Changes in the Gmail inbox also provided a new wave of challenges, Fitzgerald continues. Suddenly, it became much easier for customers to delete promotional messages without having to go through them one by one. Instead, customers can simply delete all messages in the Promotions tab, meaning that many messages were getting completely lost.
This means that marketers are no longer receiving for free important data that can help them deliver relevant content to their customers, and unless they do hit the nail on the head, risk having their messages deleted without a second thought, many times without a second glance. This new reality is seeing marketers try to find alternate means to understand their customers and prospects and interacting with them and this means going where customers are, leading to increased traction by social and mobile. "Social is everyone's favorite topic," notes Jay Henderson, global strategy director for IBM Smarter Commerce. At the same time, the number of mobile devices continued to increase, leading to a higher degree of confidence in this channel for marketing means, Henderson points out. Joe Rogness, CEO of Jingit, agrees, saying the past year has seen a greater emphasis on digital and mobile. "The challenge is how to effectively transition traditional channels into digital and mobile," he notes.
Experts believe that email, mobile, social, and inbound marketing will be the most popular channels in 2014. Here's why:
You've got mail
The past years have seen marketers focus on emerging channels, but according to Graeme Grant, president and chief operations officer at CQuotient, there has been a reignited interest in email. There's recognition that it's a great channel and we're seeing increased interest in email marketing programs," he notes.

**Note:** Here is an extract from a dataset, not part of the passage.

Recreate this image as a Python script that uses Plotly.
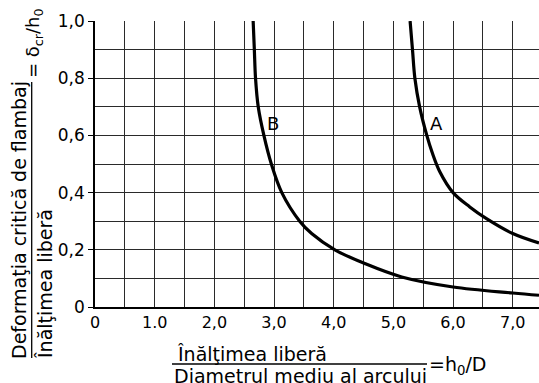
import plotly.graph_objects as go

# ---- data ----
curve_b_x = [2.65, 2.67, 2.69, 2.735, 2.83, 2.955, 3.13, 3.43, 3.63, 4.02, 4.52, 5.14, 6.0, 7.0, 7.44]
curve_b_y = [1.00, 0.90, 0.80, 0.70, 0.60, 0.50, 0.40, 0.30, 0.257, 0.200, 0.152, 0.105, 0.070, 0.049, 0.041]

curve_a_x = [5.28, 5.32, 5.36, 5.44, 5.56, 5.65, 5.78, 6.0, 6.28, 6.56, 7.0, 7.44]
curve_a_y = [1.00, 0.90, 0.80, 0.70, 0.60, 0.540, 0.472, 0.400, 0.350, 0.309, 0.257, 0.224]

curve_labels = ["B", "A"]
label_x = [2.98, 5.72]
label_y = [0.64, 0.64]

x_tick_vals = [0, 1, 2, 3, 4, 5, 6, 7]
x_tick_text = ["0", "1.0", "2,0", "3,0", "4,0", "5,0", "6,0", "7,0"]

y_tick_vals = [0, 0.2, 0.4, 0.6, 0.8, 1.0]
y_tick_text = ["0", "0,2", "0,4", "0,6", "0,8", "1,0"]

FONT = "DejaVu Sans"
W, H = 539, 383
ML, MR, MT, MB = 95, 0, 21, 76
PW = W - ML - MR
PH = H - MT - MB


def px(xp):
    return (xp - ML) / PW


def py(yp):
    return (H - MB - yp) / PH


fig = go.Figure()
for xs, ys in [(curve_b_x, curve_b_y), (curve_a_x, curve_a_y)]:
    fig.add_trace(go.Scatter(x=xs, y=ys, mode="lines",
                             line=dict(color="black", width=3.2, shape="spline", smoothing=1.0),
                             hoverinfo="skip", showlegend=False, cliponaxis=True))

for t, x, y in zip(curve_labels, label_x, label_y):
    fig.add_annotation(x=x, y=y, xref="x", yref="y", text=t, showarrow=False,
                       xanchor="center", yanchor="middle",
                       font=dict(family=FONT, size=18, color="black"))

grid = "#2a2a2a"
fig.update_xaxes(range=[0, 7.44], tickvals=x_tick_vals, ticktext=x_tick_text,
                 showgrid=True, gridcolor=grid, gridwidth=1,
                 minor=dict(dtick=0.5, tick0=0, showgrid=True, gridcolor=grid, gridwidth=1),
                 showline=True, linecolor="black", linewidth=1.5,
                 ticks="", zeroline=False,
                 tickfont=dict(family=FONT, size=16, color="black"))
fig.update_yaxes(range=[0, 1.0], tickvals=y_tick_vals, ticktext=y_tick_text,
                 showgrid=True, gridcolor=grid, gridwidth=1,
                 minor=dict(dtick=0.1, tick0=0, showgrid=True, gridcolor=grid, gridwidth=1),
                 showline=True, linecolor="black", linewidth=1.5,
                 ticks="outside", ticklen=5, tickcolor="black", zeroline=False,
                 tickfont=dict(family=FONT, size=17, color="black"))

txt = dict(family=FONT, size=19, color="black")
# y-axis title (rotated fraction)
fig.add_annotation(x=px(19), y=py(220), xref="paper", yref="paper", text="Deformaţia critică de flambaj",
                   textangle=-90, showarrow=False, xanchor="center", yanchor="middle", font=txt)
fig.add_annotation(x=px(45), y=py(284), xref="paper", yref="paper", text="Înălţimea liberă",
                   textangle=-90, showarrow=False, xanchor="center", yanchor="middle", font=txt)
fig.add_annotation(x=px(34), y=py(43), xref="paper", yref="paper", text="= δ<sub>cr</sub>/h<sub>0</sub>",
                   textangle=-90, showarrow=False, xanchor="center", yanchor="middle",
                   font=dict(family=FONT, size=18, color="black"))
fig.add_shape(type="line", xref="paper", yref="paper", x0=px(31.7), x1=px(31.7), y0=py(358), y1=py(82),
              line=dict(color="black", width=1.3))

# x-axis title (fraction)
fig.add_annotation(x=px(252), y=py(354), xref="paper", yref="paper", text="Înălţimea liberă",
                   showarrow=False, xanchor="center", yanchor="middle", font=txt)
fig.add_annotation(x=px(300), y=py(376), xref="paper", yref="paper", text="Diametrul mediu al arcului",
                   showarrow=False, xanchor="center", yanchor="middle", font=txt)
fig.add_annotation(x=px(457), y=py(365), xref="paper", yref="paper", text="=h<sub>0</sub>/D",
                   showarrow=False, xanchor="center", yanchor="middle", font=txt)
fig.add_shape(type="line", xref="paper", yref="paper", x0=px(172), x1=px(427), y0=py(364), y1=py(364),
              line=dict(color="black", width=1.3))

fig.update_layout(width=W, height=H, margin=dict(l=ML, r=MR, t=MT, b=MB),
                  plot_bgcolor="white", paper_bgcolor="white", showlegend=False)

fig.write_html("out.html", config={"displayModeBar": False},
               post_script="document.body.style.margin='0';document.body.style.overflow='hidden';")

While email is a well-established marketing channel, Grant believes that a shift will start taking place in 2014. He notes that right now most marketers are focusing on clicks and open rates, but in the next year marketers will start taking a more customer-centric approach and looking at how a whole campaign impacts an individual customer. For example, rather than focus on whether a customer opened a particular email, marketers will also be looking at that individual customer's interaction with the brand over multiple channels to determine whether a particular email acted as a trigger for other activity, for example opening the company's mobile app.
Going beyond the mobile screen
Most organizations have recognized that mobile is an essential marketing tool that needs to be leveraged to the max. However, there is still work to be done to really integrate smartphones and tablets into the overall marketing strategy. "In 2014 the adoption of mobile communications will cross the threshold of being the most popular means of communication," explains Judy Berlin, director of worldwide marketing at XMPie.
Further, mobile is becoming an essential tool to market to customers when they're in brick-and-mortar stores, leveraging information from their entire journey, including online interactions, notes IBM's Henderson. Smart retailers are using tools like QR codes to drive more engagement in their stores.
However, organizations need to make sure their content is optimized for mobile or they risk alienating customers. This was a reality for accounting firm McGladrey. According to Ken Foster, director of digital media, the company was experiencing limited engagement even though a number of customers were actually accessing their websites from mobile phones. "Mobile traffic was leaving pretty quickly." He notes. When the brand launched mobile-optimized sites in 2012, it noticed an increase in engagement.
Leveraging social media
Social media has evolved since its inception and today provides a great way for brands to interact with their customers and prospects. IMN's Fitzgerald believes that social spend will continue to increase in 2014, with greater focus on newer channels, for example Instagram. But Fitzgerald believes that the biggest change that will take place next year will be more focus on the ROI of social media campaigns. "Companies need to be looking at what's working and doubling down on that," he says.
However, Jingit's Rogness believes that social remains the most underserved channel. "Marketers have been paying attention to social but they haven't learned how to leverage it to create these personalized one-to-one conversations that bridge to a customer's actual shopping experience seamlessly and at scale," he notes.
Investing in quality content
According to Leadspace's Mishor, inbound marketing "will continue to hog the spotlight" in 2014. This will partly be because organizations will focus more on the importance of making the investment of time, talent, and funds to provide the content that will capture and retain customers' attention. "Quality content doesn't just happen. It requires specific and focused effort to keep it fresh and relevant for the audience," he notes. This might be a challenge, especially for smaller organizations that are cash-strapped, but business leaders must be aware that unless content is relevant to the audience they're trying to reach, it might do more harm than good.
Finally, as Amnon Mishor, founder of Leadspace, stresses, irrespective of the channels used, the crucial element is for marketers to personalize their messages and not fall into the trap of one-size-fits-all content. "We'll see an increase in personalized content with the added ability to predict the likelihood that each customer will buy," he notes. Mishor believes 2014 will be the year of persona-based marketing through predictive analytics. "Marketers will be able to dive deep into recent and real-time customer behavior, both on their own sites and across social channels."